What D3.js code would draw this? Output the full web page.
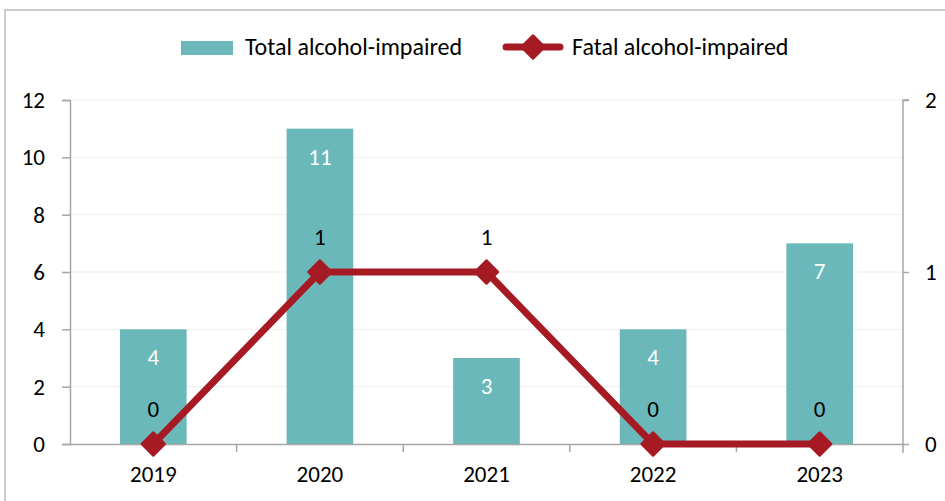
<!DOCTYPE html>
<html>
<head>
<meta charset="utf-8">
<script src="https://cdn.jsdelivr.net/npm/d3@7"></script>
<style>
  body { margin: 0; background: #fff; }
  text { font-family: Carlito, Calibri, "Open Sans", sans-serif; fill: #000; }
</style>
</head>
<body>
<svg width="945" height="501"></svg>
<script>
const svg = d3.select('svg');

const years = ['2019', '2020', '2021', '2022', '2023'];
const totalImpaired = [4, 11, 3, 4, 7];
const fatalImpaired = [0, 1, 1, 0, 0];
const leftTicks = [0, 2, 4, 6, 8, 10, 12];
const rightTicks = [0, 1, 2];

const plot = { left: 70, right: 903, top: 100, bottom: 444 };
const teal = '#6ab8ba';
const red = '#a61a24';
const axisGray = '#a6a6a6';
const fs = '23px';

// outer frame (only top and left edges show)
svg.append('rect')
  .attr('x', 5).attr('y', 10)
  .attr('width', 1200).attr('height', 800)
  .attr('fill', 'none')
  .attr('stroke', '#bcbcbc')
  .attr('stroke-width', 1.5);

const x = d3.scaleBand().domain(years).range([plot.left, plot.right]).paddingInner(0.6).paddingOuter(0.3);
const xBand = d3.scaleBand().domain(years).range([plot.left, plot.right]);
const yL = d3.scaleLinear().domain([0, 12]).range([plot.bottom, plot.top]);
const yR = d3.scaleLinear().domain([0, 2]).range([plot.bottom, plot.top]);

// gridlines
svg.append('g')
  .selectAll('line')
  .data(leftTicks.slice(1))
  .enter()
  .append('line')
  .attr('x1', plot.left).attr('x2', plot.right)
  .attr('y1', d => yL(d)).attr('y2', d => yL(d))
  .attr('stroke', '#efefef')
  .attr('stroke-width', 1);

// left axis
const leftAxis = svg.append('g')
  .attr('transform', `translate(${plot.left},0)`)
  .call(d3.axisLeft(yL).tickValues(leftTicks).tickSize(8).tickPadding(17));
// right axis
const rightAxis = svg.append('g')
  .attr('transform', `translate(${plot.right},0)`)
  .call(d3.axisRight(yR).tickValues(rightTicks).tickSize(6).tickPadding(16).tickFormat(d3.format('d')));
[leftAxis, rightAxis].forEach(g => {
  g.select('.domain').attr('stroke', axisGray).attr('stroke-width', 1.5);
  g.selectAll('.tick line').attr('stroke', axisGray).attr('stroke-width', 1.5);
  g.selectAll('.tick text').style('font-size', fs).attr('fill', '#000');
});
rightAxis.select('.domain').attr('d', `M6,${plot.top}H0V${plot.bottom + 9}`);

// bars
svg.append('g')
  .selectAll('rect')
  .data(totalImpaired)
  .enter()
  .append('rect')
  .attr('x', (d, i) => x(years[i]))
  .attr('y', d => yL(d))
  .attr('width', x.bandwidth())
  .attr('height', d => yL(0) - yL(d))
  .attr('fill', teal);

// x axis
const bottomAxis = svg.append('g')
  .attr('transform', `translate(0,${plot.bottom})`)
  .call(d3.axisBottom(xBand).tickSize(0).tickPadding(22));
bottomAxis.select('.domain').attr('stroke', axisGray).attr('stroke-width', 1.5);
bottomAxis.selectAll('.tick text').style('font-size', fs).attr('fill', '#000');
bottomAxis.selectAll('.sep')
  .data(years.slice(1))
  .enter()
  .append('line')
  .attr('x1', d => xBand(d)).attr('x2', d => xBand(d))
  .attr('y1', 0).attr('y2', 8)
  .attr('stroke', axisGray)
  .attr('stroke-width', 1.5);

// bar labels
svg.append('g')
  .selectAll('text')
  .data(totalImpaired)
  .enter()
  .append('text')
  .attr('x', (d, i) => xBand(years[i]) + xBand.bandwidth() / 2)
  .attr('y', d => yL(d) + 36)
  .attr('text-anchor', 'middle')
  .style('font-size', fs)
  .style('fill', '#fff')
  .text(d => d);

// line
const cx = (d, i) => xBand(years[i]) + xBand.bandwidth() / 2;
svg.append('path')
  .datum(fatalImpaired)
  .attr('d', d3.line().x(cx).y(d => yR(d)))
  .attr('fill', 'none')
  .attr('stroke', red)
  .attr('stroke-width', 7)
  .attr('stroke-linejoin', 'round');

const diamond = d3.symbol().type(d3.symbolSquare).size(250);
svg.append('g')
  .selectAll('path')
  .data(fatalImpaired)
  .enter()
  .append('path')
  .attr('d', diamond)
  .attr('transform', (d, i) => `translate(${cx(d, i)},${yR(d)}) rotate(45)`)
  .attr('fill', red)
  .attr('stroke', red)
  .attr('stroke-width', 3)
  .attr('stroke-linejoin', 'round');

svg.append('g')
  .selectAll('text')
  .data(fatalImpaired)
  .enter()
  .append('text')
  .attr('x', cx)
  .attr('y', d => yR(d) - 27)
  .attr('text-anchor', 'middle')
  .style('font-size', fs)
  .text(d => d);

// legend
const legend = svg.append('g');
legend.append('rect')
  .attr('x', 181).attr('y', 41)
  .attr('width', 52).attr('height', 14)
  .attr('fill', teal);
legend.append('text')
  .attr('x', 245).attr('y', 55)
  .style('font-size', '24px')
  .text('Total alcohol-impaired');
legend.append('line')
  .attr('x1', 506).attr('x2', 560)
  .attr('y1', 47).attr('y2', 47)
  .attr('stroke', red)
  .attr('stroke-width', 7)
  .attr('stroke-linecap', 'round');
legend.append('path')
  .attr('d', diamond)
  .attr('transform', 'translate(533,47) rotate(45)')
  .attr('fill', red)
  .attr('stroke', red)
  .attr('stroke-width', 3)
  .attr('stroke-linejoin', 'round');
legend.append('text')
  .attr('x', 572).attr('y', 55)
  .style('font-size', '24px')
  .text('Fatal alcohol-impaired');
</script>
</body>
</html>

# WHAT THIS TASK INVOLVES
Images in the data above are to be skipped. Retype all other material exactly.

# FINISHED EXERCISE
What D3.js code would draw this? Output the full web page.
<!DOCTYPE html>
<html>
<head>
<meta charset="utf-8">
<script src="https://cdn.jsdelivr.net/npm/d3@7"></script>
<style>
  body { margin: 0; background: #fff; }
  text { font-family: Carlito, Calibri, "Open Sans", sans-serif; fill: #000; }
</style>
</head>
<body>
<svg width="945" height="501"></svg>
<script>
const svg = d3.select('svg');

const years = ['2019', '2020', '2021', '2022', '2023'];
const totalImpaired = [4, 11, 3, 4, 7];
const fatalImpaired = [0, 1, 1, 0, 0];
const leftTicks = [0, 2, 4, 6, 8, 10, 12];
const rightTicks = [0, 1, 2];

const plot = { left: 70, right: 903, top: 100, bottom: 444 };
const teal = '#6ab8ba';
const red = '#a61a24';
const axisGray = '#a6a6a6';
const fs = '23px';

// outer frame (only top and left edges show)
svg.append('rect')
  .attr('x', 5).attr('y', 10)
  .attr('width', 1200).attr('height', 800)
  .attr('fill', 'none')
  .attr('stroke', '#bcbcbc')
  .attr('stroke-width', 1.5);

const x = d3.scaleBand().domain(years).range([plot.left, plot.right]).paddingInner(0.6).paddingOuter(0.3);
const xBand = d3.scaleBand().domain(years).range([plot.left, plot.right]);
const yL = d3.scaleLinear().domain([0, 12]).range([plot.bottom, plot.top]);
const yR = d3.scaleLinear().domain([0, 2]).range([plot.bottom, plot.top]);

// gridlines
svg.append('g')
  .selectAll('line')
  .data(leftTicks.slice(1))
  .enter()
  .append('line')
  .attr('x1', plot.left).attr('x2', plot.right)
  .attr('y1', d => yL(d)).attr('y2', d => yL(d))
  .attr('stroke', '#efefef')
  .attr('stroke-width', 1);

// left axis
const leftAxis = svg.append('g')
  .attr('transform', `translate(${plot.left},0)`)
  .call(d3.axisLeft(yL).tickValues(leftTicks).tickSize(8).tickPadding(17));
// right axis
const rightAxis = svg.append('g')
  .attr('transform', `translate(${plot.right},0)`)
  .call(d3.axisRight(yR).tickValues(rightTicks).tickSize(6).tickPadding(16).tickFormat(d3.format('d')));
[leftAxis, rightAxis].forEach(g => {
  g.select('.domain').attr('stroke', axisGray).attr('stroke-width', 1.5);
  g.selectAll('.tick line').attr('stroke', axisGray).attr('stroke-width', 1.5);
  g.selectAll('.tick text').style('font-size', fs).attr('fill', '#000');
});
rightAxis.select('.domain').attr('d', `M6,${plot.top}H0V${plot.bottom + 9}`);

// bars
svg.append('g')
  .selectAll('rect')
  .data(totalImpaired)
  .enter()
  .append('rect')
  .attr('x', (d, i) => x(years[i]))
  .attr('y', d => yL(d))
  .attr('width', x.bandwidth())
  .attr('height', d => yL(0) - yL(d))
  .attr('fill', teal);

// x axis
const bottomAxis = svg.append('g')
  .attr('transform', `translate(0,${plot.bottom})`)
  .call(d3.axisBottom(xBand).tickSize(0).tickPadding(22));
bottomAxis.select('.domain').attr('stroke', axisGray).attr('stroke-width', 1.5);
bottomAxis.selectAll('.tick text').style('font-size', fs).attr('fill', '#000');
bottomAxis.selectAll('.sep')
  .data(years.slice(1))
  .enter()
  .append('line')
  .attr('x1', d => xBand(d)).attr('x2', d => xBand(d))
  .attr('y1', 0).attr('y2', 8)
  .attr('stroke', axisGray)
  .attr('stroke-width', 1.5);

// bar labels
svg.append('g')
  .selectAll('text')
  .data(totalImpaired)
  .enter()
  .append('text')
  .attr('x', (d, i) => xBand(years[i]) + xBand.bandwidth() / 2)
  .attr('y', d => yL(d) + 36)
  .attr('text-anchor', 'middle')
  .style('font-size', fs)
  .style('fill', '#fff')
  .text(d => d);

// line
const cx = (d, i) => xBand(years[i]) + xBand.bandwidth() / 2;
svg.append('path')
  .datum(fatalImpaired)
  .attr('d', d3.line().x(cx).y(d => yR(d)))
  .attr('fill', 'none')
  .attr('stroke', red)
  .attr('stroke-width', 7)
  .attr('stroke-linejoin', 'round');

const diamond = d3.symbol().type(d3.symbolSquare).size(250);
svg.append('g')
  .selectAll('path')
  .data(fatalImpaired)
  .enter()
  .append('path')
  .attr('d', diamond)
  .attr('transform', (d, i) => `translate(${cx(d, i)},${yR(d)}) rotate(45)`)
  .attr('fill', red)
  .attr('stroke', red)
  .attr('stroke-width', 3)
  .attr('stroke-linejoin', 'round');

svg.append('g')
  .selectAll('text')
  .data(fatalImpaired)
  .enter()
  .append('text')
  .attr('x', cx)
  .attr('y', d => yR(d) - 27)
  .attr('text-anchor', 'middle')
  .style('font-size', fs)
  .text(d => d);

// legend
const legend = svg.append('g');
legend.append('rect')
  .attr('x', 181).attr('y', 41)
  .attr('width', 52).attr('height', 14)
  .attr('fill', teal);
legend.append('text')
  .attr('x', 245).attr('y', 55)
  .style('font-size', '24px')
  .text('Total alcohol-impaired');
legend.append('line')
  .attr('x1', 506).attr('x2', 560)
  .attr('y1', 47).attr('y2', 47)
  .attr('stroke', red)
  .attr('stroke-width', 7)
  .attr('stroke-linecap', 'round');
legend.append('path')
  .attr('d', diamond)
  .attr('transform', 'translate(533,47) rotate(45)')
  .attr('fill', red)
  .attr('stroke', red)
  .attr('stroke-width', 3)
  .attr('stroke-linejoin', 'round');
legend.append('text')
  .attr('x', 572).attr('y', 55)
  .style('font-size', '24px')
  .text('Fatal alcohol-impaired');
</script>
</body>
</html>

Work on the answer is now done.